General Frank McKenzie, the former head of the US Central Command (CENTCOM), has called the basic withdrawal decision from Afghanistan a “wrong decision.”
“I have a lot of regrets about how it ended in Afghanistan. I have a regret with the basic decision, which I think was the wrong decision,” McKenzie, who oversaw the US exit amid the Taliban takeover two years ago, admitted in a recent interview with Fox News.
“I particularly regret that we did not choose to begin to evacuate our people, our embassy personnel, our American citizens, and our at-risk Afghans at the time we made the decision to bring in our combat forces. I think that was a serious mistake, and I think that led to the events of August 2021 directly.”
McKenzie, now retired, said the decision to pull out was detrimental.
“I believe history is going to view the decision to come out of Afghanistan in the way that we did and the manner that we were directed to come out as a fatal flaw,” McKenzie told Fox News.
During the two-week evacuation in August 2021, the US and its allies managed to evacuate over 120,000 people from Kabul airport to safety, but tens of thousands of others were left behind, including those who had assisted the US over the past two decades.
By the end of August, the last foreign troops were pulled out of Afghanistan, marking the end of the 20-year-long war and a “complete victory” for the Taliban.
A few days before the final exit, a suicide bombing at the Kabul airport claimed the lives of 170 civilians and 13 US military personnel. The Islamic State—Khorasan Province (ISKP) claimed responsibility for the attack.
When asked if he had intelligence on the suicide bomber attack despite allegations that US military leaders could have prevented it, McKenzie said,
“We were dealing with a possibility of an indirect fire attack, either rockets or mortars, but I do know that there was no intelligence to support the assertion that we knew what the bomber looked like that he was carrying a backpack with three yellow stripes. There were just none of that. We just did not have that intelligence.”

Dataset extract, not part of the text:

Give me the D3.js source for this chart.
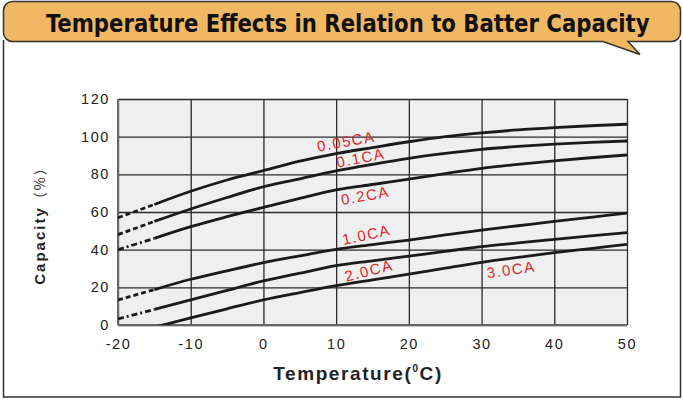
<!DOCTYPE html>
<html>
<head>
<meta charset="utf-8">
<script src="https://cdn.jsdelivr.net/npm/d3@7"></script>
<style>
  body { margin: 0; background: #fff; }
  svg { display: block; }
</style>
</head>
<body>
<script>
// temperatures (deg C) sampled along every curve
const temps = [-20, -15, -10, -5, 0, 5, 10, 15, 20, 25, 30, 35, 40, 45, 50];

// capacity (%) per discharge rate
const cap005 = [57, 64, 71, 77, 82, 87, 91, 94.2, 97.3, 100, 102, 103.6, 104.8, 105.8, 106.6];
const cap01  = [48, 55, 61.6, 67.7, 73.4, 77.6, 81.8, 85.3, 88.5, 91.1, 93.3, 94.8, 96, 97, 97.7];
const cap02  = [40, 46, 52.2, 57.5, 62.5, 67.2, 71.7, 74.6, 77.4, 80.4, 83.2, 85.3, 87.2, 88.8, 90.3];
const cap10  = [13.3, 18.8, 24.3, 28.8, 33.1, 36.7, 40.2, 42.7, 45.1, 47.8, 50.4, 52.7, 55, 57.2, 59.4];
const cap20  = [3.2, 8.3, 13.3, 18.4, 23.4, 27.5, 31.5, 34.1, 36.6, 39.1, 41.6, 43.6, 45.5, 47.3, 49];
const cap30  = [null, -1.2, 3.8, 8.6, 13.3, 17.2, 20.9, 24, 27, 30.2, 33.3, 35.9, 38.4, 40.6, 42.8];

const rateNames = ["0.05CA", "0.1CA", "0.2CA", "1.0CA", "2.0CA", "3.0CA"];
const rateValues = [cap005, cap01, cap02, cap10, cap20, cap30];

// where the estimated (dashed) part of each curve ends
const dashTo = -15;

const xTicks = [-20, -10, 0, 10, 20, 30, 40, 50];
const yTicks = [0, 20, 40, 60, 80, 100, 120];

// label anchor (temp, capacity) and tilt for each curve label
const labelAt = [[7.5, 92, -10], [10.2, 83.5, -11], [10.8, 63.7, -10], [11, 42.5, -12], [11.4, 23, -14], [30.8, 24.8, -8]];
const dashStyle = ["5,3", "5,3", "6,3,2,3", "5,3", "6,3,2,3", null];

const width = 683, height = 400;
const margin = {top: 99, right: 56, bottom: 75, left: 118};

const svg = d3.select("body").append("svg")
    .attr("width", width)
    .attr("height", height)
    .style("font-family", "'Liberation Sans', Arial, sans-serif");

// outer panel
svg.append("path")
    .attr("d", "M3.5,40 V397 H680.5 V40")
    .attr("fill", "#fff")
    .attr("stroke", "#333")
    .attr("stroke-width", 1.5);

// title bubble with tail
const r = 9, bx0 = 3.5, bx1 = 680.5, by0 = 1.5, by1 = 41.5;
svg.append("path")
    .attr("d", `M${bx0 + r},${by0} H${bx1 - r} A${r},${r} 0 0 1 ${bx1},${by0 + r} V${by1 - r}
      A${r},${r} 0 0 1 ${bx1 - r},${by1} H628 L640,54.5 L603,${by1} H${bx0 + r}
      A${r},${r} 0 0 1 ${bx0},${by1 - r} V${by0 + r} A${r},${r} 0 0 1 ${bx0 + r},${by0} Z`)
    .attr("fill", "#f1b864")
    .attr("stroke", "#333")
    .attr("stroke-width", 1.5);

// title: condensed by a horizontal scale so it fills the same span as the original
const title = svg.append("text")
    .style("font-family", "'Liberation Sans Narrow', 'DejaVu Sans Condensed', 'Liberation Sans', sans-serif")
    .style("font-weight", "bold")
    .style("font-size", "25px")
    .attr("fill", "#111")
    .text("Temperature Effects in Relation to Batter Capacity");
const titleW = title.node().getComputedTextLength();
title.attr("transform", `translate(46,32) scale(${604 / titleW},1)`);

const x = d3.scaleLinear()
    .domain([-20, 50])
    .range([margin.left, width - margin.right]);

const y = d3.scaleLinear()
    .domain([0, 120])
    .range([height - margin.bottom, margin.top]);

// plot background
svg.append("rect")
    .attr("x", x(-20))
    .attr("y", y(120))
    .attr("width", x(50) - x(-20))
    .attr("height", y(0) - y(120))
    .attr("fill", "#efefef");

// grid lines
svg.append("g")
    .attr("transform", `translate(0,${y(0)})`)
    .call(d3.axisBottom(x).tickValues(xTicks).tickSize(-(y(0) - y(120))).tickFormat(""))
    .call(g => g.select(".domain").remove())
    .call(g => g.selectAll("line").attr("stroke", "#2a2a2a").attr("stroke-width", 1.3));

svg.append("g")
    .attr("transform", `translate(${x(-20)},0)`)
    .call(d3.axisLeft(y).tickValues(yTicks).tickSize(-(x(50) - x(-20))).tickFormat(""))
    .call(g => g.select(".domain").remove())
    .call(g => g.selectAll("line").attr("stroke", "#2a2a2a").attr("stroke-width", 1.3));

// axis lines
svg.append("line")
    .attr("x1", x(-20)).attr("x2", x(-20))
    .attr("y1", y(0)).attr("y2", y(120))
    .attr("stroke", "#666").attr("stroke-width", 2);
svg.append("line")
    .attr("x1", x(-20)).attr("x2", x(50))
    .attr("y1", y(0)).attr("y2", y(0))
    .attr("stroke", "#666").attr("stroke-width", 2);

// tick labels (plain hyphen for negatives, as in the original)
svg.append("g")
    .attr("transform", `translate(0,${y(0)})`)
    .call(d3.axisBottom(x).tickValues(xTicks).tickSize(0).tickPadding(14).tickFormat(d => String(d)))
    .call(g => g.select(".domain").remove())
    .call(g => g.selectAll("text")
        .attr("fill", "#222")
        .style("font-family", "'Liberation Sans', Arial, sans-serif")
        .style("font-size", "14.5px")
        .style("letter-spacing", "1.6px"));

svg.append("g")
    .attr("transform", `translate(${x(-20)},0)`)
    .call(d3.axisLeft(y).tickValues(yTicks).tickSize(0).tickPadding(8).tickFormat(d => String(d)))
    .call(g => g.select(".domain").remove())
    .call(g => g.selectAll("text")
        .attr("fill", "#222")
        .style("font-family", "'Liberation Sans', Arial, sans-serif")
        .style("font-size", "14.5px")
        .style("letter-spacing", "1.6px"));

// curves
svg.append("clipPath").attr("id", "plot-clip")
    .append("rect")
    .attr("x", x(-20))
    .attr("y", y(120))
    .attr("width", x(50) - x(-20))
    .attr("height", y(0) - y(120));

const line = d3.line()
    .defined(d => d[1] != null)
    .x(d => x(d[0]))
    .y(d => y(d[1]))
    .curve(d3.curveMonotoneX);

const curves = svg.append("g").attr("clip-path", "url(#plot-clip)");

rateValues.forEach((vals, i) => {
    const pts = temps.map((t, j) => [t, vals[j]]);
    if (dashStyle[i]) {
        curves.append("path")
            .datum(pts.filter(d => d[0] <= dashTo))
            .attr("d", line)
            .attr("fill", "none")
            .attr("stroke", "#1a1a1a")
            .attr("stroke-width", 2.8)
            .attr("stroke-dasharray", dashStyle[i]);
    }
    curves.append("path")
        .datum(pts.filter(d => d[0] >= dashTo))
        .attr("d", line)
        .attr("fill", "none")
        .attr("stroke", "#1a1a1a")
        .attr("stroke-width", 2.8);
});

// curve labels
svg.append("g")
    .selectAll("text")
    .data(rateNames)
    .join("text")
    .attr("transform", (d, i) => `translate(${x(labelAt[i][0])},${y(labelAt[i][1])}) rotate(${labelAt[i][2]})`)
    .attr("fill", "#e2262b")
    .style("font-size", "15px")
    .style("letter-spacing", "1.5px")
    .text(d => d);

// axis titles
svg.append("text")
    .attr("x", 358)
    .attr("y", 380)
    .attr("text-anchor", "middle")
    .attr("fill", "#222")
    .style("font-weight", "bold")
    .style("font-size", "19px")
    .style("letter-spacing", "1.6px")
    .call(t => {
        t.append("tspan").text("Temperature(");
        t.append("tspan").attr("dy", -8).style("font-size", "10px").text("0");
        t.append("tspan").attr("dy", 8).text("C)");
    });

svg.append("text")
    .attr("transform", "translate(45,222) rotate(-90)")
    .attr("text-anchor", "middle")
    .attr("fill", "#222")
    .style("font-size", "15px")
    .style("letter-spacing", "2px")
    .call(t => {
        t.append("tspan").style("font-weight", "bold").text("Capacity");
        t.append("tspan").style("font-family", "'Noto Sans CJK SC', sans-serif").style("font-size", "14px").text("（%）");
    });
</script>
</body>
</html>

Moreover, McKenzie echoed the current CENTCOM commander’s concerns that ISKP has grown potential of carrying out an attack on US interests from within Afghanistan, stating that he still believes the US should have troops in the country.
US President Joe Biden and his administration have been widely criticized over the catastrophic withdrawal from Afghanistan
The US State Department After Action Review (AAR) report revealed that there was insufficient senior-level consideration of worst-case scenarios and how quickly those might follow, suggesting the exit had serious consequences.
The Chairman of the US House Foreign Affairs Committee, Michael McCaul, criticized Biden’s handling of the Afghanistan withdrawal as a “mistake of epic proportions” and an “unconditional surrender to the Taliban.”
Biden has, however, defended its decision as “the right thing to do.”
The US Secretary of State Antony Blinken also said that the withdrawal was “an incredibly difficult” decision, but also the right one.